In order to close deals, the sales team should collaborate with potential clients to ensure adoption of your product or service is seamless. This involves mapping out an efficient onboarding process, as well as helping the prospect get buy-in from others in their organization.
In B2B sales, a customer’s decision to buy is often complex and involves multiple stakeholders. This is one reason why thinking in terms of the complete buyer’s journey is especially helpful for B2B sales.
Salespeople should think of nurturing as assisting buyers through their journey, addressing the important organizational factors and obstacles that must be overcome before making a purchase decision.
B2B buyers must stay within a budget, answer to any internal objections, and plan a strategy for implementing your solution into their operations. Salespeople should offer material solutions to these concerns, in addition to selling the buyer on your actual offering.
Your marketing strategy for the decision stage should focus on guiding prospects to the bottom of the funnel and converting them to customers. While your sales team does the hands-on work, marketing should make sure your company’s messaging toward buyers is consistent.
At this stage in the buyer’s journey, marketing collateral such as case studies, white papers, data sheets, and even your website as a whole can be utilized by sales when convincing prospects to buy.
To be effective in the decision stage, marketers should ensure all these different content types are attractive, lend credibility, and address specific pain points that are relevant to your ideal buyers. Prospects who are further along in their buyer’s journey should have no confusion or doubts about what you offer and how it relates to their needs.
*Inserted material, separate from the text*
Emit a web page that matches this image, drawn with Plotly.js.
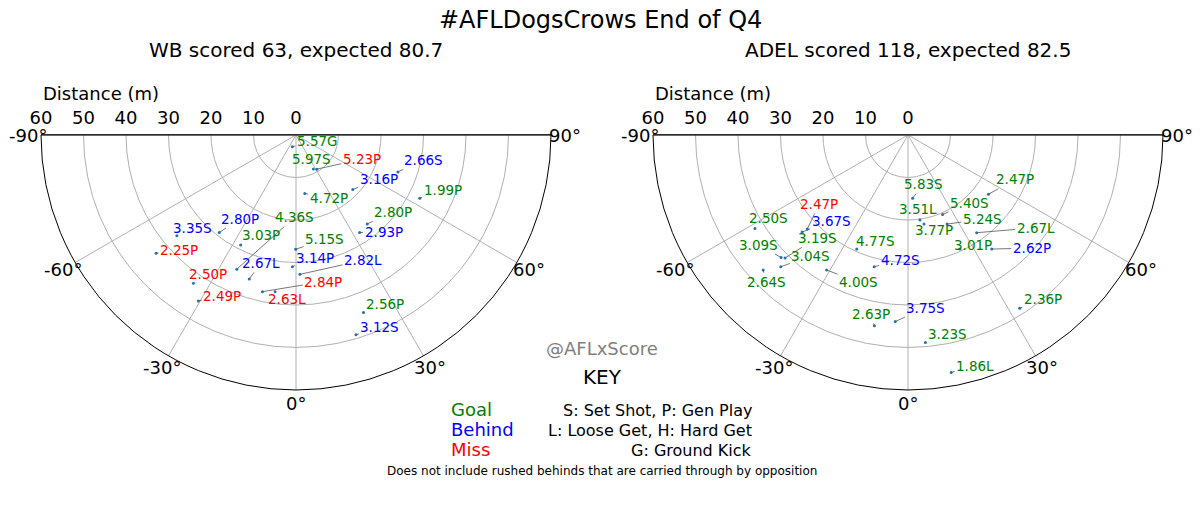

As your company sets its sights on larger markets and looks to scale its business, it becomes more and more necessary to specialize your B2B sales roles.
Assigning different functions of the sales process to separate specialized roles helps you provide the most value and best experience to both customers and employees. And if you run into a shortage of salespeople to round out your process, outsourced inside sales teams are a viable option.
When it comes to the critical decision stage, your sales reps need to be hyper-focused on closing deals instead of exhausting resources on prospecting for new leads. SDRs assist in the top and middle of the sales funnel to save your closers time. Additionally, we recommend a specialized team for onboarding new customers, which will be useful in the growth and delight stages.
Using dedicated teams to assist your buyers before and after the sale means your closers can focus on winning new clients. And when your teams channel all their time and effort into one specific area, they’ll each perform better in their respective roles.
These are your prospectors. They handle the upper portion of your sales funnel, reaching out to cold leads and qualifying prospects for your sales reps.
These are your deal-closers. They nurture qualified leads, build relationships with potential customers over time, and win new business.
These are your success managers. They guide new customers through onboarding and check in periodically to ensure satisfaction.